##### DATA SEGMENT #####

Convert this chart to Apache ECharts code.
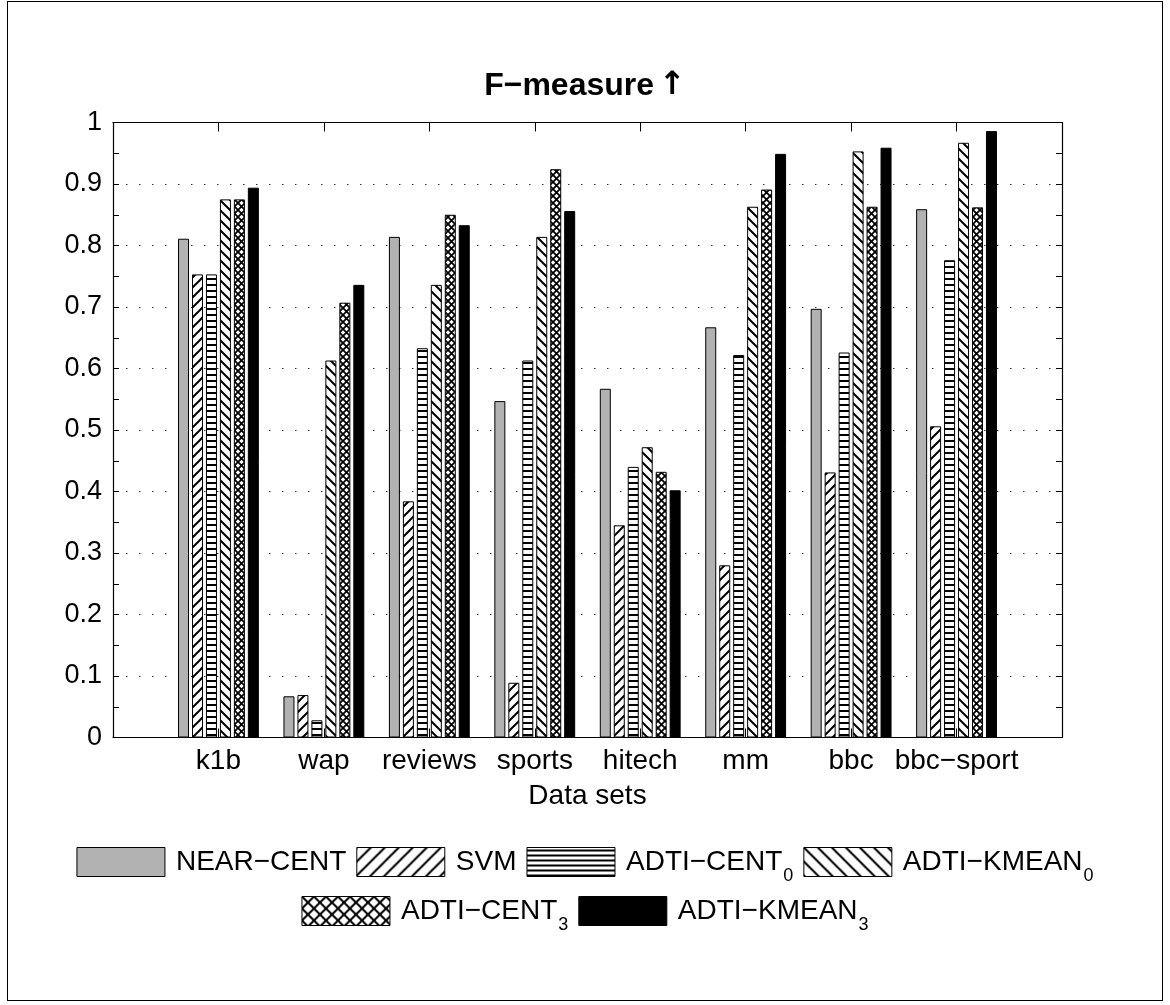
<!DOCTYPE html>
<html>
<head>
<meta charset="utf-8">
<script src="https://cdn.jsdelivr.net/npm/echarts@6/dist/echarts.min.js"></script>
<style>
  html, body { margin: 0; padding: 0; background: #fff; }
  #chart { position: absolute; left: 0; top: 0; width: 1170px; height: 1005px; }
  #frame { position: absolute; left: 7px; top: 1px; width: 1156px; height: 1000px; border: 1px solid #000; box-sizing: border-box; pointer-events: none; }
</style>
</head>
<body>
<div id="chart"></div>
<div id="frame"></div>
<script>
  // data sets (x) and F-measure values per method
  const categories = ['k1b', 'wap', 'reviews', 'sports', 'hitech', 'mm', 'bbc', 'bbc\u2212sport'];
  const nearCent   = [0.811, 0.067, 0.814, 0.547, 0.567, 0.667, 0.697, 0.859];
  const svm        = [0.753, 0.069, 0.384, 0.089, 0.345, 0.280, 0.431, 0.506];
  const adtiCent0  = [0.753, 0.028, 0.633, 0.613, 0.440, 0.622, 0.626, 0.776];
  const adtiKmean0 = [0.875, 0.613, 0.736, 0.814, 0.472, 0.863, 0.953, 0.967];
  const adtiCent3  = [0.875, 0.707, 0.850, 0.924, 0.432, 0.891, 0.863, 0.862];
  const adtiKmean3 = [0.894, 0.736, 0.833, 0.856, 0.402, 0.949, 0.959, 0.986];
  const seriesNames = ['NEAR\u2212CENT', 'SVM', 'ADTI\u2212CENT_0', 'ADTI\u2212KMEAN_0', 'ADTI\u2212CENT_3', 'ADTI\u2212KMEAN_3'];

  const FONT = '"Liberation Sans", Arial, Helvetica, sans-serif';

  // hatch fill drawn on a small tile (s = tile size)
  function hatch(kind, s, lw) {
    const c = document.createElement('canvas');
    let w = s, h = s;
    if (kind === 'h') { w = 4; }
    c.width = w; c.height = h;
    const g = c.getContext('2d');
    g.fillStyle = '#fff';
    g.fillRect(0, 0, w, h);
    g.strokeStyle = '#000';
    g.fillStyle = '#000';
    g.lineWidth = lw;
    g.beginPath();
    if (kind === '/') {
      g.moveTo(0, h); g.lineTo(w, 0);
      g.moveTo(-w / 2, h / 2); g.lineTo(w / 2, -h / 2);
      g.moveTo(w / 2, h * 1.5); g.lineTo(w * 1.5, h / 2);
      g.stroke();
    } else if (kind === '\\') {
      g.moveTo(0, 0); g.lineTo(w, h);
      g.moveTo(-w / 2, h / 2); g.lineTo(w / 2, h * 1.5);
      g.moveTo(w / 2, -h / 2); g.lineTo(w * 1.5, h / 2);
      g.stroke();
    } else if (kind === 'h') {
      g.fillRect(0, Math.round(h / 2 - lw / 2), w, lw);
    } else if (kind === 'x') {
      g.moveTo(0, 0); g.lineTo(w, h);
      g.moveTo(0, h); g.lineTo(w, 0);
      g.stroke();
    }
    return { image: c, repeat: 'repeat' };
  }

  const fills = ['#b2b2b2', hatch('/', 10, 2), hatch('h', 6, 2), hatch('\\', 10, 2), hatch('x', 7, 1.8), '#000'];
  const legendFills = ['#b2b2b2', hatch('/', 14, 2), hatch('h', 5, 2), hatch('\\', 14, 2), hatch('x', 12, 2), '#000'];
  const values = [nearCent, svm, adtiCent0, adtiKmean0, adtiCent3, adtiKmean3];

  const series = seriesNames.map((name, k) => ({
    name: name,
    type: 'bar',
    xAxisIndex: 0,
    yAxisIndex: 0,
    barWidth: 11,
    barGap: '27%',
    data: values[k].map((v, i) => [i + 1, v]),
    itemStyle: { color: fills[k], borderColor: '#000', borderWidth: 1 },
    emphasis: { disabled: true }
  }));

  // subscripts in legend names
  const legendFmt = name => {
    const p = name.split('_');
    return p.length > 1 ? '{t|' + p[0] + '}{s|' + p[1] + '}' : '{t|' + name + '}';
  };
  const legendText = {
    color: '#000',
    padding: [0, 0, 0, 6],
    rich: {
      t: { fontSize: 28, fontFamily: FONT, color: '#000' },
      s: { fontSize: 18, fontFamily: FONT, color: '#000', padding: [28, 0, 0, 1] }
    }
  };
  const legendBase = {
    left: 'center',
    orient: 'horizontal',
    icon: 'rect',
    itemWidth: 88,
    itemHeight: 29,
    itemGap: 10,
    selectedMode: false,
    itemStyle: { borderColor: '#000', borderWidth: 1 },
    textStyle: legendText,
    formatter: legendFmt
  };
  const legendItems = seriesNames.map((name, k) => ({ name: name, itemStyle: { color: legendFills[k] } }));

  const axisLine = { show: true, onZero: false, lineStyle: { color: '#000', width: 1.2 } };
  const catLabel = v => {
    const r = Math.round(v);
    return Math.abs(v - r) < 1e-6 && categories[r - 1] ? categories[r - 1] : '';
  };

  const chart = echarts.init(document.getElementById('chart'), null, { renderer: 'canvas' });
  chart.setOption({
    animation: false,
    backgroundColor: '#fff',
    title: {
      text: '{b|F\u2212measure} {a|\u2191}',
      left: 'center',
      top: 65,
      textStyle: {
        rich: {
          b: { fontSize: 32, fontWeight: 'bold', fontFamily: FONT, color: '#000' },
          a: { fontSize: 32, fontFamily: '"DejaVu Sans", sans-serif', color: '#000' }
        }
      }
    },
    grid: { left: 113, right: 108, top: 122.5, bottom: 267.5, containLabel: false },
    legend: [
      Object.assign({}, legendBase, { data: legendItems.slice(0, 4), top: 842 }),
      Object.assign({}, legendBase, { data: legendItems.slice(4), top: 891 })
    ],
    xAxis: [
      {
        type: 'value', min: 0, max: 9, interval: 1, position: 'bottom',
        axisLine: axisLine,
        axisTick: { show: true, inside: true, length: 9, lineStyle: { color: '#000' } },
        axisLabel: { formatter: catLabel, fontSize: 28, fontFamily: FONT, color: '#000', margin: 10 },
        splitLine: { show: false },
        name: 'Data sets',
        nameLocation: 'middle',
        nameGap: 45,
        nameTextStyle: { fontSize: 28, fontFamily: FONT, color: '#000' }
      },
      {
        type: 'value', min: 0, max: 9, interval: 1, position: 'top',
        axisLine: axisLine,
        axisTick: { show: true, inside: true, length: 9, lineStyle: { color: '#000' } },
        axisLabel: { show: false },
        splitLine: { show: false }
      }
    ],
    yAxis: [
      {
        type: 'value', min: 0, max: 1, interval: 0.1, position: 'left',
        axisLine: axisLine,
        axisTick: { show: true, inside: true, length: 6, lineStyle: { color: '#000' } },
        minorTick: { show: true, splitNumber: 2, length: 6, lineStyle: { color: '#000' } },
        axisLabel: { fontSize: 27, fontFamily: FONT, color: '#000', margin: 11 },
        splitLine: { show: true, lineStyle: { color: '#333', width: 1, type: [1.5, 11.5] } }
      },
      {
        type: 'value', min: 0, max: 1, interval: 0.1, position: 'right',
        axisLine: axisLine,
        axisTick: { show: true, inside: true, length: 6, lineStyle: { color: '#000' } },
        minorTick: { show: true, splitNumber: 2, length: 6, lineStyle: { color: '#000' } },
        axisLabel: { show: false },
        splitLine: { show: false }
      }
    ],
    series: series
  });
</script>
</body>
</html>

#####

*GIVEN TASK*: Everything from the first line of the listing above through the line that contains "Arial, Helvetica, sans-serif';" is to be restated word for word, minus the pictures.

*IN RESPONSE*:
Convert this chart to Apache ECharts code.
<!DOCTYPE html>
<html>
<head>
<meta charset="utf-8">
<script src="https://cdn.jsdelivr.net/npm/echarts@6/dist/echarts.min.js"></script>
<style>
  html, body { margin: 0; padding: 0; background: #fff; }
  #chart { position: absolute; left: 0; top: 0; width: 1170px; height: 1005px; }
  #frame { position: absolute; left: 7px; top: 1px; width: 1156px; height: 1000px; border: 1px solid #000; box-sizing: border-box; pointer-events: none; }
</style>
</head>
<body>
<div id="chart"></div>
<div id="frame"></div>
<script>
  // data sets (x) and F-measure values per method
  const categories = ['k1b', 'wap', 'reviews', 'sports', 'hitech', 'mm', 'bbc', 'bbc\u2212sport'];
  const nearCent   = [0.811, 0.067, 0.814, 0.547, 0.567, 0.667, 0.697, 0.859];
  const svm        = [0.753, 0.069, 0.384, 0.089, 0.345, 0.280, 0.431, 0.506];
  const adtiCent0  = [0.753, 0.028, 0.633, 0.613, 0.440, 0.622, 0.626, 0.776];
  const adtiKmean0 = [0.875, 0.613, 0.736, 0.814, 0.472, 0.863, 0.953, 0.967];
  const adtiCent3  = [0.875, 0.707, 0.850, 0.924, 0.432, 0.891, 0.863, 0.862];
  const adtiKmean3 = [0.894, 0.736, 0.833, 0.856, 0.402, 0.949, 0.959, 0.986];
  const seriesNames = ['NEAR\u2212CENT', 'SVM', 'ADTI\u2212CENT_0', 'ADTI\u2212KMEAN_0', 'ADTI\u2212CENT_3', 'ADTI\u2212KMEAN_3'];

  const FONT = '"Liberation Sans", Arial, Helvetica, sans-serif';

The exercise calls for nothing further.